As for what comes next in his career, Meiselas is content with continuing to focus on his role in the music industry — “Remember I’m a frustrated rock star, so I was never looking to be a courtroom attorney,” he says — and spending time with his family, which includes wife, former publicist Beth Katz, and their teenage daughter, Rachel, who has her own radio show at her Long Island high school and aspires to be a sports reporter. Meiselas has three sons from a previous marriage: Ben; Brett, who has won two Emmy Awards working on “The Ellen Show” and now works as a producer and social media executive for Cubevision and the Big3; and Jordan, an advertising account executive for Translation in Brooklyn.
“I have always tried to balance my career in the music industry with being a father to my children — from coaching the kids in every sport to supporting them in their career goals,” says Meiselas.

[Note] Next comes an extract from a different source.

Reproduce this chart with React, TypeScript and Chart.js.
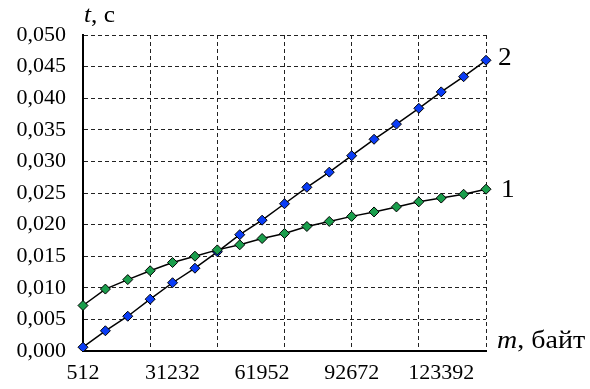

He also serves as a guest lecturer each semester at his alma mater, Washington U. “In this class I teach they focus on entertainment and music, and the number one question I get is, how do break into the business? And there really is no one story,” he says. “There are a few things I can recommend to someone about how to pursue their passion, but, for me, I was just always looking to find a way to get into show business. Because I really have no desire to be any other type of lawyer.”